Zorluklar ve İngiltere’den Ayrılış: Bir Mücadelenin Sonu
Abdullah Quilliam’ın faaliyetleri, İngiliz toplumunda ve basınında da zamanla tepkilere yol açtı. İslâm’ı yaymaya çalışması, Osmanlı Devleti ile yakın ilişkileri ve İngiltere’nin sömürge politikalarını eleştirmesi, onu “vatan haini” olarak suçlayanların sayısını artırdı. Özellikle İngiliz basını, Quilliam'ı hedef alan karalama kampanyaları başlattı ve onu toplum nezdinde itibarsızlaştırmaya çalıştı. Ayrıca Quilliam’ın karıştığı bir boşanma davasında usulsüzlük yaptığı iddiaları da gündeme geldi. Bu iddialar, Quilliam'ın düşmanları tarafından aleyhine kullanıldı ve kamuoyunda oluşan olumsuz algıyı daha da güçlendirdi.
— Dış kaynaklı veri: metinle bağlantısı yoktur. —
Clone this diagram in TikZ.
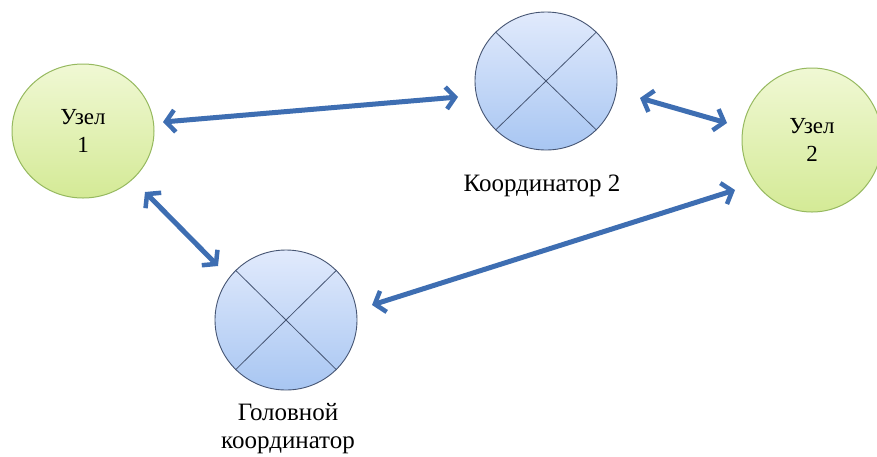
\documentclass[tikz,border=0pt]{standalone}
\usepackage{fontspec}
\setmainfont{Liberation Serif}
\newfontfamily\serifcyr{Liberation Serif}
\usetikzlibrary{arrows.meta,shapes.geometric}
\definecolor{arrblue}{RGB}{62,110,178}
\definecolor{gtop}{RGB}{240,248,212}
\definecolor{gbot}{RGB}{212,234,150}
\definecolor{gedge}{RGB}{150,185,95}
\definecolor{btop}{RGB}{225,234,252}
\definecolor{bbot}{RGB}{168,198,242}
\definecolor{bedge}{RGB}{70,85,115}
\tikzset{
  nodecirc/.style={ellipse, minimum width=142pt, minimum height=136pt, inner sep=0pt,
    draw=gedge, line width=1pt, top color=gtop, bottom color=gbot, align=center,
    font=\serifcyr\fontsize{23}{28}\selectfont},
  coordcirc/.style={ellipse, minimum width=142pt, minimum height=138pt, inner sep=0pt,
    draw=bedge, line width=0.9pt, top color=btop, bottom color=bbot},
  cross/.style={draw=bedge, line width=0.8pt},
  lbl/.style={align=center, font=\serifcyr\fontsize{25}{28}\selectfont},
  link/.style={draw=arrblue, line width=5pt, {Straight Barb[length=9pt,width=22pt,line width=4.5pt]}-{Straight Barb[length=9pt,width=22pt,line width=4.5pt]}}
}
\begin{document}
\begin{tikzpicture}[x=1pt,y=-1pt]
\useasboundingbox (0,0) rectangle (877,456);
\fill[white] (0,0) rectangle (877,456);
\node[nodecirc, minimum height=134pt] (n1) at (83,131) {Узел\\1};
\node[nodecirc, minimum height=144pt, minimum width=140pt] (n2) at (812,140) {Узел\\2};
\node[coordcirc] (c2) at (546,81) {};
\node[coordcirc, minimum height=140pt] (hc) at (286,320) {};
\draw[cross] (c2.north west) -- (c2.south east) (c2.north east) -- (c2.south west);
\draw[cross] (hc.north west) -- (hc.south east) (hc.north east) -- (hc.south west);
\node[lbl] (c2l) at (542,186) {Координатор 2};
\node[lbl] (hcl) at (288,429) {Головной\\координатор};
\coordinate (a1) at (163,122); \coordinate (b1) at (458,97);
\coordinate (a2) at (640,98);  \coordinate (b2) at (727,123);
\coordinate (a3) at (145,192); \coordinate (b3) at (218,266);
\coordinate (a4) at (372,305); \coordinate (b4) at (735,190);
\draw[link] (a1) -- (b1);
\draw[link] (a2) -- (b2);
\draw[link] (a3) -- (b3);
\draw[link] (a4) -- (b4);
\end{tikzpicture}
\end{document}
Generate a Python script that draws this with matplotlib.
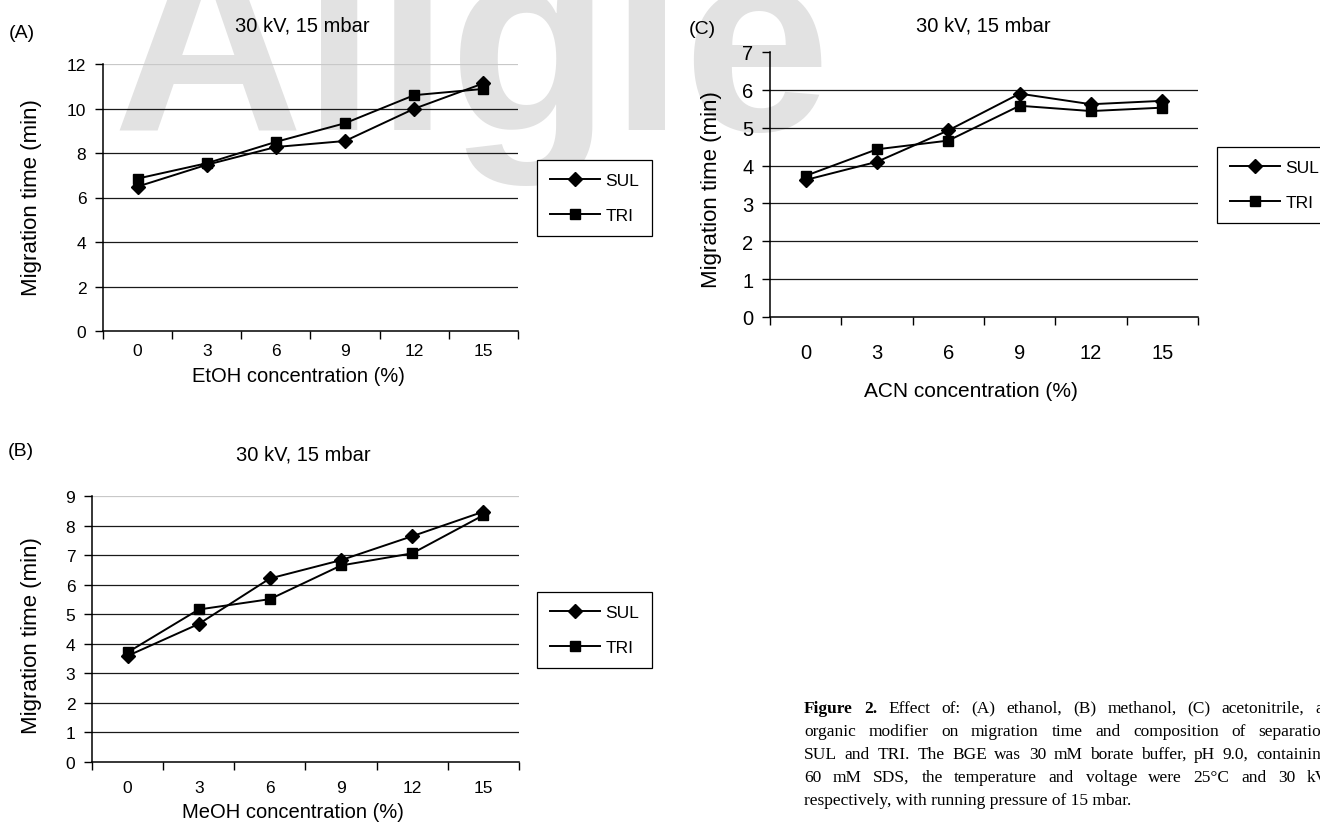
import numpy as np
import matplotlib.pyplot as plt

plt.rcParams['font.family'] = ['Liberation Sans', 'DejaVu Sans']

# data ===============================================================
conc = [0, 3, 6, 9, 12, 15]

etoh_sul = [6.49, 7.47, 8.27, 8.54, 9.99, 11.13]
etoh_tri = [6.85, 7.54, 8.50, 9.34, 10.60, 10.88]

meoh_sul = [3.59, 4.67, 6.21, 6.83, 7.64, 8.47]
meoh_tri = [3.71, 5.16, 5.51, 6.65, 7.06, 8.35]

acn_sul = [3.62, 4.10, 4.93, 5.90, 5.62, 5.71]
acn_tri = [3.73, 4.43, 4.66, 5.58, 5.44, 5.53]

series = ['SUL', 'TRI']
# ====================================================================

W, H = 1320, 829
fig = plt.figure(figsize=(W / 100, H / 100), dpi=100)


def px_axes(left, top, right, bottom):
    return fig.add_axes([left / W, 1 - bottom / H, (right - left) / W,
                         (bottom - top) / H])


def ftext(x, y, s, **kw):
    return fig.text(x / W, 1 - y / H, s, **kw)


# watermark behind everything
ftext(112, 130, 'Allgie', fontsize=190, fontweight='bold', color='#e2e2e2',
      ha='left', va='baseline', zorder=-10)


def panel(box, sul, tri, ymax, ystep, top_grid, legend_xy, xpad, tsize):
    ax = px_axes(*box)
    ax.patch.set_alpha(0)
    x = np.arange(len(conc))
    for yv in range(ystep, ymax + 1, ystep):
        if yv == ymax:
            if top_grid:
                ax.axhline(yv, color='#c8c8c8', lw=0.9, zorder=1)
        else:
            ax.axhline(yv, color='#1a1a1a', lw=0.9, zorder=1)
    ax.plot(x, sul, '-D', color='black', lw=1.4, ms=7, label=series[0],
            zorder=3)
    ax.plot(x, tri, '-s', color='black', lw=1.4, ms=7.5, label=series[1],
            zorder=3)
    ax.set_xlim(-0.5, len(conc) - 0.5)
    ax.set_ylim(0, ymax)
    ax.set_yticks(range(0, ymax + 1, ystep))
    ax.set_xticks(np.arange(-0.5, len(conc), 1))
    ax.set_xticklabels([])
    ax.set_xticks(x, minor=True)
    ax.set_xticklabels([str(c) for c in conc], minor=True)
    ax.tick_params(axis='x', which='major', length=6, width=1, direction='out')
    ax.tick_params(axis='x', which='minor', length=0, pad=xpad,
                   labelsize=tsize)
    ax.tick_params(axis='y', length=6, width=1, direction='out', pad=6,
                   labelsize=tsize)
    for s in ['top', 'right']:
        ax.spines[s].set_visible(False)
    for s in ['left', 'bottom']:
        ax.spines[s].set_linewidth(1.1)
    leg = ax.legend(loc='upper left',
                    bbox_to_anchor=(legend_xy[0] / W, 1 - legend_xy[1] / H),
                    bbox_transform=fig.transFigure, fancybox=False,
                    framealpha=1, edgecolor='black', fontsize=12.5,
                    handlelength=2.9, handletextpad=0.3, labelspacing=1.15,
                    borderpad=0.75, borderaxespad=0)
    leg.get_frame().set_linewidth(0.9)
    return ax


axA = panel((103, 65, 518, 332), etoh_sul, etoh_tri, 12, 2, True,
            (537, 161), 9, 12.5)
axB = panel((92, 497, 519, 763), meoh_sul, meoh_tri, 9, 1, True,
            (537, 593), 13, 12.5)
axC = panel((770, 53, 1198, 318), acn_sul, acn_tri, 7, 1, False,
            (1217, 148), 19, 14.5)

# panel letters, titles, axis labels
for xy, s in [((9, 33), '(A)'), ((8, 452), '(B)'), ((689, 30), '(C)')]:
    ftext(*xy, s, fontsize=14, ha='left', va='center')
for xy in [(302, 26), (303, 455), (983, 26)]:
    ftext(*xy, '30 kV, 15 mbar', fontsize=14.5, ha='center', va='center')
for xy, fs in [((32, 198), 16), ((32, 636), 16), ((712, 190), 16)]:
    ftext(*xy, 'Migration time (min)', fontsize=fs, rotation=90,
          ha='center', va='center')
ftext(298, 377, 'EtOH concentration (%)', fontsize=14.5, ha='center',
      va='center')
ftext(293, 813, 'MeOH concentration (%)', fontsize=14.5, ha='center',
      va='center')
ftext(971, 392, 'ACN concentration (%)', fontsize=15, ha='center',
      va='center')

# caption, justified to a column that runs past the right edge
cap_lines = [
    'Figure 2. Effect of: (A) ethanol, (B) methanol, (C) acetonitrile, as',
    'organic modifier on migration time and composition of separation',
    'SUL and TRI. The BGE was 30 mM borate buffer, pH 9.0, containing',
    '60 mM SDS, the temperature and voltage were 25\u00b0C and 30 kV,',
    'respectively, with running pressure of 15 mbar.',
]
cap_left, cap_right = 804, 1330
cap = dict(fontsize=12.5, family=['Liberation Serif', 'DejaVu Serif'],
           va='baseline', ha='left')
renderer = fig.canvas.get_renderer()
for i, line in enumerate(cap_lines):
    y = 713 + 23 * i
    words = line.split(' ')
    if i == len(cap_lines) - 1:
        ftext(cap_left, y, line, **cap)
        continue
    texts = []
    for j, w in enumerate(words):
        bold = i == 0 and j < 2
        texts.append(ftext(cap_left, y, w,
                           fontweight='bold' if bold else 'normal', **cap))
    widths = [t.get_window_extent(renderer).width for t in texts]
    gap = (cap_right - cap_left - sum(widths)) / (len(words) - 1)
    xpos = cap_left
    for t, w in zip(texts, widths):
        t.set_x(xpos / W)
        xpos += w + gap

fig.savefig('out.png', dpi=100)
Tüm bu baskılar ve eleştiriler sonucunda, Quilliam 1908 yılında İngiltere’den ayrılmak zorunda kaldı. Oğlu Robert ile birlikte İstanbul’a giden Quilliam, burada bir süre yaşadıktan sonra 1910 yılında İngiltere’ye geri döndü. Ancak artık eski popülaritesini kaybetmişti ve İslâmî faaliyetlerini eskisi gibi sürdüremedi. Toplumda oluşan olumsuz imajı ve yaşadığı maddi zorluklar, Quilliam'ı zor durumda bıraktı.
Son Yılları ve Mirası: Unutulmayan Bir Öncü
Abdullah Quilliam, hayatının son yıllarını Henry de Leon takma adıyla inzivaya çekilerek geçirdi. Bu dönemde, İngiliz istihbaratı tarafından izlendiği iddia edildi.. Dünya Savaşı yıllarında Türkiye’ye seyahatler gerçekleştirdi ve hakkında Meşrutiyet yönetimine karşı kin beslediği ve İngiliz istihbaratı için çalıştığı gibi iddialar ortaya atıldı.
Abdullah Quilliam, Brookwood Mezarlığı'nda kendisi gibi Müslüman olan ve Kur'an-ı Kerim'in İngilizce mealini kaleme alan Marmaduke Pickthall'in yanında yatmaktadır.
1932 yılında Londra’da vefat eden Quilliam, Brookwood Mezarlığı’na defnedildi. Geride bıraktığı eserler ve İngiltere’de İslâm’ın yayılması için verdiği mücadele, onu unutulmaz bir figür haline getirdi. Quilliam, İngiltere'de İslâm'ın yayılmasında öncü bir rol oynamış, ülkenin ilk camisini kurmuş ve yüzlerce kişinin Müslüman olmasına vesile olmuştu. Ayrıca Osmanlı Hilafetine olan sarsılmaz bağlılığıyla da tanınıyordu.